Task details -
Leave out the pictures and copy each record below exactly.

Rows from a dataset of charts and code
-- -- --

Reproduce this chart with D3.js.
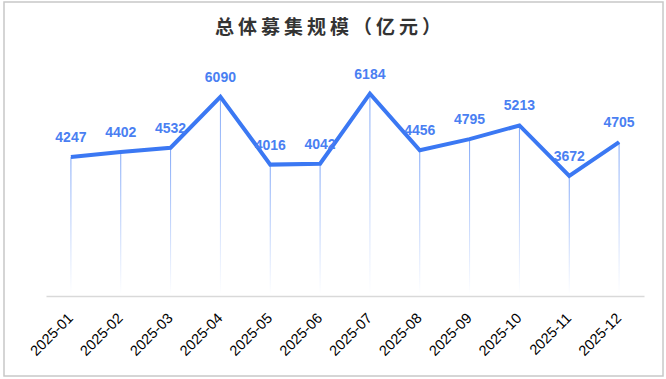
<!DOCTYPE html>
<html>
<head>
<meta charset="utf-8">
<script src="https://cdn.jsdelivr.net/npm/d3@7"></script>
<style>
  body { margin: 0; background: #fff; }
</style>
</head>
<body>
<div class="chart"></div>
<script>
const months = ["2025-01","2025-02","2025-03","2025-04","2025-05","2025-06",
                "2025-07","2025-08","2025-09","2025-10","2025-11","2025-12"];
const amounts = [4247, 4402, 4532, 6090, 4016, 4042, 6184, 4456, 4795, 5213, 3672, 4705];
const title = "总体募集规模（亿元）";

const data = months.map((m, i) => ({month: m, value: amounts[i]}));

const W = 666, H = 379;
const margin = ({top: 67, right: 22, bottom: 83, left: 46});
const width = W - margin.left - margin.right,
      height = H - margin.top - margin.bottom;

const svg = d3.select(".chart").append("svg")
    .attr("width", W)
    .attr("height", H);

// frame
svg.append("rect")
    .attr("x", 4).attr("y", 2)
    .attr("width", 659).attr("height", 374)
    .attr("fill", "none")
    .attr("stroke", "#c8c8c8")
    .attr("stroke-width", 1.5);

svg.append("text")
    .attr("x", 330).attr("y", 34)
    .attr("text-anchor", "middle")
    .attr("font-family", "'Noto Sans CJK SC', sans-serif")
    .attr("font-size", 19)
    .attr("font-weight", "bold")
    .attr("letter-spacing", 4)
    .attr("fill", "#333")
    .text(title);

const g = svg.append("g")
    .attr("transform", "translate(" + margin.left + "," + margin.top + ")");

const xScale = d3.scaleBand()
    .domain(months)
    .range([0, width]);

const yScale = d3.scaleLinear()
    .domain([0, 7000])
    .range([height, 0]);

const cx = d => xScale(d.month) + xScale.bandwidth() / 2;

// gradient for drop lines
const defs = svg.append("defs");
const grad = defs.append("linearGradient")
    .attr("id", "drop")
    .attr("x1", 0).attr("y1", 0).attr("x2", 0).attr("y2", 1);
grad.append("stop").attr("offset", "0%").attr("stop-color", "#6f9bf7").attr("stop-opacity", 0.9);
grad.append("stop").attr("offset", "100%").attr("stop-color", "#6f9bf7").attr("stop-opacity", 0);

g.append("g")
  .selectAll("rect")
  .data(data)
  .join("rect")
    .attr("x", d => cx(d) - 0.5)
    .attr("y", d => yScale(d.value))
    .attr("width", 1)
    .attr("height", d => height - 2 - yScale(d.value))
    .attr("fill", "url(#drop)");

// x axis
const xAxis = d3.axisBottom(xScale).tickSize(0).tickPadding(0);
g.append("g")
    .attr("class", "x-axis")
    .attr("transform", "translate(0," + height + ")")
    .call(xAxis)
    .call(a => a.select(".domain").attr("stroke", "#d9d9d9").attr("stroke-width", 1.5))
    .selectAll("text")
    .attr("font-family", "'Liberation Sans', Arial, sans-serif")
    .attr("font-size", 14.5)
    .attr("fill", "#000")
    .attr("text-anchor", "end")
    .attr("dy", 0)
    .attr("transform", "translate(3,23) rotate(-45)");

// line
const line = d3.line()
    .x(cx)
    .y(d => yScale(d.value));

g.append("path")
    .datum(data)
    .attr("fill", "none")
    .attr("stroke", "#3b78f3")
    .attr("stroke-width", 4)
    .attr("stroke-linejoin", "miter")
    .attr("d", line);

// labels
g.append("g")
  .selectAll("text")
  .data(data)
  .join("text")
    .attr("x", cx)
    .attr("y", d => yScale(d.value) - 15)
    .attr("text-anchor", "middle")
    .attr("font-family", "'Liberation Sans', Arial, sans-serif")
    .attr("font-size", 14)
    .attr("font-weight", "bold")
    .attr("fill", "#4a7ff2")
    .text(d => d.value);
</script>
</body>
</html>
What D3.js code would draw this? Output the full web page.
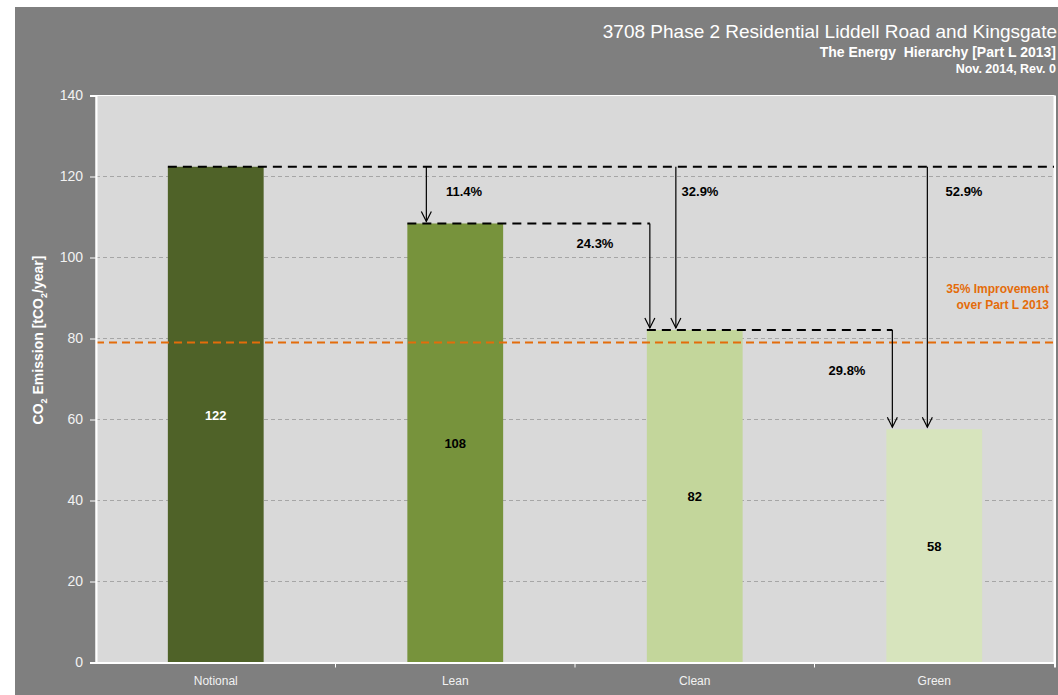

-- -- --

Solution -
Reproduce this chart with D3.js.
<!DOCTYPE html>
<html>
<head>
<meta charset="utf-8">
<script src="https://cdn.jsdelivr.net/npm/d3@7"></script>
<style>
  body { margin: 0; background: #fff; }
</style>
</head>
<body>
<div class="chart"></div>
<script>
const months = ["2025-01","2025-02","2025-03","2025-04","2025-05","2025-06",
                "2025-07","2025-08","2025-09","2025-10","2025-11","2025-12"];
const amounts = [4247, 4402, 4532, 6090, 4016, 4042, 6184, 4456, 4795, 5213, 3672, 4705];
const title = "总体募集规模（亿元）";

const data = months.map((m, i) => ({month: m, value: amounts[i]}));

const W = 666, H = 379;
const margin = ({top: 67, right: 22, bottom: 83, left: 46});
const width = W - margin.left - margin.right,
      height = H - margin.top - margin.bottom;

const svg = d3.select(".chart").append("svg")
    .attr("width", W)
    .attr("height", H);

// frame
svg.append("rect")
    .attr("x", 4).attr("y", 2)
    .attr("width", 659).attr("height", 374)
    .attr("fill", "none")
    .attr("stroke", "#c8c8c8")
    .attr("stroke-width", 1.5);

svg.append("text")
    .attr("x", 330).attr("y", 34)
    .attr("text-anchor", "middle")
    .attr("font-family", "'Noto Sans CJK SC', sans-serif")
    .attr("font-size", 19)
    .attr("font-weight", "bold")
    .attr("letter-spacing", 4)
    .attr("fill", "#333")
    .text(title);

const g = svg.append("g")
    .attr("transform", "translate(" + margin.left + "," + margin.top + ")");

const xScale = d3.scaleBand()
    .domain(months)
    .range([0, width]);

const yScale = d3.scaleLinear()
    .domain([0, 7000])
    .range([height, 0]);

const cx = d => xScale(d.month) + xScale.bandwidth() / 2;

// gradient for drop lines
const defs = svg.append("defs");
const grad = defs.append("linearGradient")
    .attr("id", "drop")
    .attr("x1", 0).attr("y1", 0).attr("x2", 0).attr("y2", 1);
grad.append("stop").attr("offset", "0%").attr("stop-color", "#6f9bf7").attr("stop-opacity", 0.9);
grad.append("stop").attr("offset", "100%").attr("stop-color", "#6f9bf7").attr("stop-opacity", 0);

g.append("g")
  .selectAll("rect")
  .data(data)
  .join("rect")
    .attr("x", d => cx(d) - 0.5)
    .attr("y", d => yScale(d.value))
    .attr("width", 1)
    .attr("height", d => height - 2 - yScale(d.value))
    .attr("fill", "url(#drop)");

// x axis
const xAxis = d3.axisBottom(xScale).tickSize(0).tickPadding(0);
g.append("g")
    .attr("class", "x-axis")
    .attr("transform", "translate(0," + height + ")")
    .call(xAxis)
    .call(a => a.select(".domain").attr("stroke", "#d9d9d9").attr("stroke-width", 1.5))
    .selectAll("text")
    .attr("font-family", "'Liberation Sans', Arial, sans-serif")
    .attr("font-size", 14.5)
    .attr("fill", "#000")
    .attr("text-anchor", "end")
    .attr("dy", 0)
    .attr("transform", "translate(3,23) rotate(-45)");

// line
const line = d3.line()
    .x(cx)
    .y(d => yScale(d.value));

g.append("path")
    .datum(data)
    .attr("fill", "none")
    .attr("stroke", "#3b78f3")
    .attr("stroke-width", 4)
    .attr("stroke-linejoin", "miter")
    .attr("d", line);

// labels
g.append("g")
  .selectAll("text")
  .data(data)
  .join("text")
    .attr("x", cx)
    .attr("y", d => yScale(d.value) - 15)
    .attr("text-anchor", "middle")
    .attr("font-family", "'Liberation Sans', Arial, sans-serif")
    .attr("font-size", 14)
    .attr("font-weight", "bold")
    .attr("fill", "#4a7ff2")
    .text(d => d.value);
</script>
</body>
</html>
What D3.js code would draw this? Output the full web page.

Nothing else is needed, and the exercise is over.